# What this task involves
The required output is every line from the beginning of the entries below through the line that includes "(0,0) rectangle (1235,452);", copied exactly.

# Items
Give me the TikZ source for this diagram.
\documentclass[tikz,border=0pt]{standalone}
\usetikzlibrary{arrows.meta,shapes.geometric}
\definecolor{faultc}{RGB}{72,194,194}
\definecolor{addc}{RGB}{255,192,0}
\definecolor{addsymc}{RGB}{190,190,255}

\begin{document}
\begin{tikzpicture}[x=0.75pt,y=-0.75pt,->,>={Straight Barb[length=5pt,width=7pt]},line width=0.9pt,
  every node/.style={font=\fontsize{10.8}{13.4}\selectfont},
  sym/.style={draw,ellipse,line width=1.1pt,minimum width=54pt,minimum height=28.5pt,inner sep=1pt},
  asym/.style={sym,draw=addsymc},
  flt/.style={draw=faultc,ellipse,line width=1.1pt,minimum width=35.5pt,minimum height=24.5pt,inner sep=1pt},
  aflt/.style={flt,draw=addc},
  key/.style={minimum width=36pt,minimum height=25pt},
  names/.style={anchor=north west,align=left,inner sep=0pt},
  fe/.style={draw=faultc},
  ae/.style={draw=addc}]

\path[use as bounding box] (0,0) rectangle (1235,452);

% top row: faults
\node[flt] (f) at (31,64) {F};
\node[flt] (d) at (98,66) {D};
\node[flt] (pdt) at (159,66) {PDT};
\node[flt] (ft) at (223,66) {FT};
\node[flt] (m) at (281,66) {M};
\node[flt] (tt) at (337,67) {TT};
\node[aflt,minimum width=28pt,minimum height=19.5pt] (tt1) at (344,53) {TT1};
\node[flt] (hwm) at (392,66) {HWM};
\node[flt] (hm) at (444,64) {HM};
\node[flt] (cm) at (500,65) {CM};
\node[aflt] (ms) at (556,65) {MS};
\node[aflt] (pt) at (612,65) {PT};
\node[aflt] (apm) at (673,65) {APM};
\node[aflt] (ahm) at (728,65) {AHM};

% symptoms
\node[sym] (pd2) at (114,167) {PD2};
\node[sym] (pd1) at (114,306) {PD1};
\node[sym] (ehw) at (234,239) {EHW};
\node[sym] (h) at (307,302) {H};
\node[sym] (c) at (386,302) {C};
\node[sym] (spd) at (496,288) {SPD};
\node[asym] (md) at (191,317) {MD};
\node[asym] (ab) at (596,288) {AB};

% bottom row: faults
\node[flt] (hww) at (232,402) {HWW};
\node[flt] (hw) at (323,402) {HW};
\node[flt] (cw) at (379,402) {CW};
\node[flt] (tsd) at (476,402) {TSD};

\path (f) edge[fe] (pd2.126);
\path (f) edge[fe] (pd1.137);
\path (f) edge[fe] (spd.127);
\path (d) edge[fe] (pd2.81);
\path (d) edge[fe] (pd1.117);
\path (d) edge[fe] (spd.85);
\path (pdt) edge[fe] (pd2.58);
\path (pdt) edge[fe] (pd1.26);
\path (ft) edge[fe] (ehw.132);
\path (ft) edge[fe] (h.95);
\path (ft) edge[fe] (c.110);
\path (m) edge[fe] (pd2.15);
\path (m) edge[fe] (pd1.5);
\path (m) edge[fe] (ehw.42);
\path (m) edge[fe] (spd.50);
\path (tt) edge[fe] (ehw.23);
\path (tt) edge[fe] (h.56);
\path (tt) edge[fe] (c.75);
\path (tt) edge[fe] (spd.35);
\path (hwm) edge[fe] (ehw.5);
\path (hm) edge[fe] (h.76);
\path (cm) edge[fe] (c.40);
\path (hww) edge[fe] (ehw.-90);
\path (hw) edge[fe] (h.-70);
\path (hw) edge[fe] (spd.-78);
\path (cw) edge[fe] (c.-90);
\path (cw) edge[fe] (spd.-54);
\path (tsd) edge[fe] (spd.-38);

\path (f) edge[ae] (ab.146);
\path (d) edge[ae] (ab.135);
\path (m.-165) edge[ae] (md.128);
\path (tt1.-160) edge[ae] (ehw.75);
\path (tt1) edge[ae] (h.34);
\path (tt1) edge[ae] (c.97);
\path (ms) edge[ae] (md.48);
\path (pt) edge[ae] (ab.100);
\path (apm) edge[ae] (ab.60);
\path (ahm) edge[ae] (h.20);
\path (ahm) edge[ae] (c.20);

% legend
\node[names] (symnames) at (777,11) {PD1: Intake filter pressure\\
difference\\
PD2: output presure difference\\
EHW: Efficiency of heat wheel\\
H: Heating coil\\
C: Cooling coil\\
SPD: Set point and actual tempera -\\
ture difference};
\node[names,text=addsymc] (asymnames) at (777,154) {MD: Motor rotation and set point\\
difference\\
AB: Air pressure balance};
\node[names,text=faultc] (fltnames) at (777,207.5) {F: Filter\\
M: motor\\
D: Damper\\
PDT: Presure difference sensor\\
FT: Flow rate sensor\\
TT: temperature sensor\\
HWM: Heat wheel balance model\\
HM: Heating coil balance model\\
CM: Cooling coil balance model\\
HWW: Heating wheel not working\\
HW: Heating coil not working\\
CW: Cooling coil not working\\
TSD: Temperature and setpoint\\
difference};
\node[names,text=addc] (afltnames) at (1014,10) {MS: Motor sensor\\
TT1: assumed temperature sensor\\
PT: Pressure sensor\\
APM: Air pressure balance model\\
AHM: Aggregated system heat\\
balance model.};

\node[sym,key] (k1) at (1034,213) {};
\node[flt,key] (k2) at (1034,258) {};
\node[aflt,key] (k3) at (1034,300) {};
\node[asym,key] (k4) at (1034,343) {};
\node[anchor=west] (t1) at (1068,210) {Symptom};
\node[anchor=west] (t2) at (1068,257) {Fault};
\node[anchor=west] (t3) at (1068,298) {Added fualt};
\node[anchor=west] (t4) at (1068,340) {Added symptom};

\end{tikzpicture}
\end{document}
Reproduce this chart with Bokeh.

# Result of this task
Give me the TikZ source for this diagram.
\documentclass[tikz,border=0pt]{standalone}
\usetikzlibrary{arrows.meta,shapes.geometric}
\definecolor{faultc}{RGB}{72,194,194}
\definecolor{addc}{RGB}{255,192,0}
\definecolor{addsymc}{RGB}{190,190,255}

\begin{document}
\begin{tikzpicture}[x=0.75pt,y=-0.75pt,->,>={Straight Barb[length=5pt,width=7pt]},line width=0.9pt,
  every node/.style={font=\fontsize{10.8}{13.4}\selectfont},
  sym/.style={draw,ellipse,line width=1.1pt,minimum width=54pt,minimum height=28.5pt,inner sep=1pt},
  asym/.style={sym,draw=addsymc},
  flt/.style={draw=faultc,ellipse,line width=1.1pt,minimum width=35.5pt,minimum height=24.5pt,inner sep=1pt},
  aflt/.style={flt,draw=addc},
  key/.style={minimum width=36pt,minimum height=25pt},
  names/.style={anchor=north west,align=left,inner sep=0pt},
  fe/.style={draw=faultc},
  ae/.style={draw=addc}]

\path[use as bounding box] (0,0) rectangle (1235,452);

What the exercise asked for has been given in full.